I think of having one lump of sqlite database that contains current snapshot of ogg, xpf and xiz, and .ds data. There are roughly 1400 tiny files scattered in places. The current assets files compose around 15mb.

A rough database would be:

CREATE TABLE "files" (
	"file_id"	TEXT NOT NULL,
	"file_source"	TEXT NOT NULL, --  which folder being scanned?
	"file_version"	TEXT NOT NULL, --  file version
	"file_type"	TEXT NOT NULL, --  one of ogg, xpf, xiz or .ds
	"file_category"	TEXT NOT NULL, --  serves as instrument category?
	"file_filename"	TEXT NOT NULL, --  physical file name
	"file_disksize"	TEXT NOT NULL, --  disk space
	"file_sha256"	TEXT NOT NULL, --  hash
	"file_content"	BLOB NOT NULL, --  binary data of the asset
	PRIMARY KEY("file_id")
);

Every time a resource is required, it would query the database and cache it optionally.
Which is pretty much as fast as accessing the files directly.

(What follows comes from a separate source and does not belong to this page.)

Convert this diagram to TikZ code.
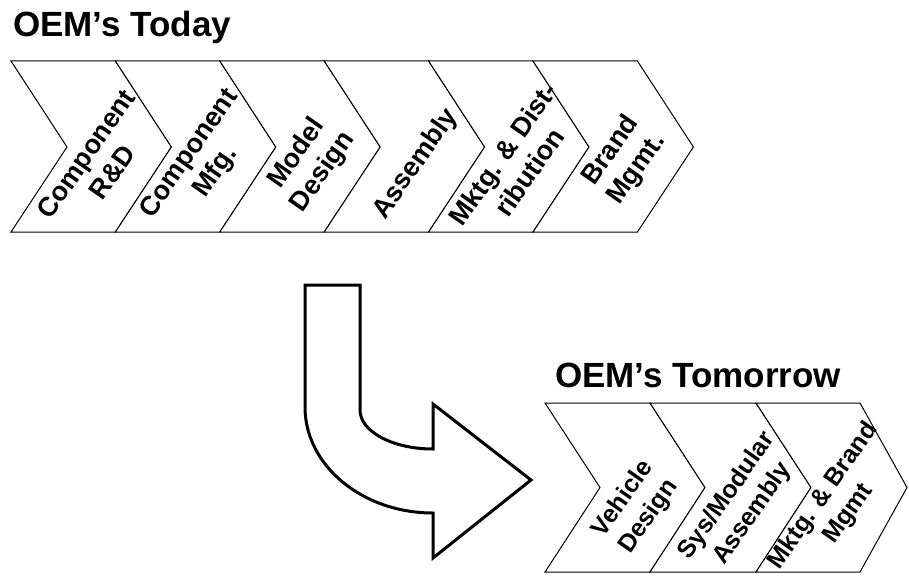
\documentclass[tikz,border=0pt]{standalone}
\usepackage{fontspec}
\setmainfont{Liberation Sans}
\begin{document}
\begin{tikzpicture}[x=1pt,y=-1pt,
  chevline/.style={draw=black,line width=1pt,fill=white,line join=miter},
  steplabel/.style={rotate=55,align=center,inner sep=0pt,
    font=\fontsize{27}{32}\selectfont\bfseries},
  smalllabel/.style={steplabel,font=\fontsize{25}{31}\selectfont\bfseries},
  heading/.style={anchor=base west,inner sep=0pt,
    font=\fontsize{35}{40}\selectfont\bfseries},
  bigarrow/.style={draw=black,line width=3pt,fill=white,line join=miter}]
\useasboundingbox (0,0) rectangle (909,575);

% ---- present-day value chain ----
\node[heading] (titleToday) at (13,37) {OEM’s Today};
\foreach \i in {0,...,5}{
  \pgfmathsetmacro{\xl}{11+104.4*\i}
  \pgfmathsetmacro{\xr}{\xl+104.4}
  \draw[chevline] (\xl,61) -- (\xr,61) -- (\xr+56,147) -- (\xr,232)
    -- (\xl,232) -- (\xl+56,147) -- cycle;
}
\node[steplabel] (t1) at (99,163)  {Component\\R\&D};
\node[steplabel] (t2) at (203,163) {Component\\Mfg.};
\node[steplabel] (t3) at (310,163) {Model\\Design};
\node[steplabel] (t4) at (416,164) {Assembly};
\node[steplabel] (t5) at (516,163) {Mktg. \& Dist-\\ribution};
\node[steplabel] (t6) at (624,160) {Brand\\Mgmt.};

% ---- bent transition arrow ----
\draw[bigarrow] (305,285) -- (360,285) -- (360,410)
  .. controls (360,431.5) and (392.7,449) .. (433,449)
  -- (433,404) -- (531,480) -- (433,558) -- (433,513)
  .. controls (362.3,513) and (305,465.5) .. (305,407) -- cycle;

% ---- future value chain ----
\node[heading] (titleTomorrow) at (555,387) {OEM’s Tomorrow};
\draw[chevline] (545,403) -- (650,403) -- (705,487.5) -- (650,572)
  -- (545,572) -- (600,487.5) -- cycle;
\draw[chevline] (650,403) -- (756,403) -- (811,487.5) -- (756,572)
  -- (650,572) -- (705,487.5) -- cycle;
\draw[chevline] (756,403) -- (860,403) -- (907,487.5) -- (860,572)
  -- (756,572) -- (811,487.5) -- cycle;
\node[smalllabel] (b1) at (636,508) {Vehicle\\Design};
\node[smalllabel] (b2) at (740,505) {Sys/Modular\\Assembly};
\node[smalllabel] (b3) at (836,505) {Mktg. \& Brand\\Mgmt};
\end{tikzpicture}
\end{document}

Introducing an embedded database is about ~1.5mb overhead with sqlite3.h. But It could help a lot in enhancing directory browser, assets navigation, searches, configurations, svgs, themes and many more by putting them in a single file.
It would also help in mapping keys in the piano roll etc as per user preferences / culture.

The only drawback is 15mb (aka, the final assets as sqlite) to be under version control. (I have already connected to the sqlite with native c++ to test it, and might help if in case we want to migrate to using database, including current assets.)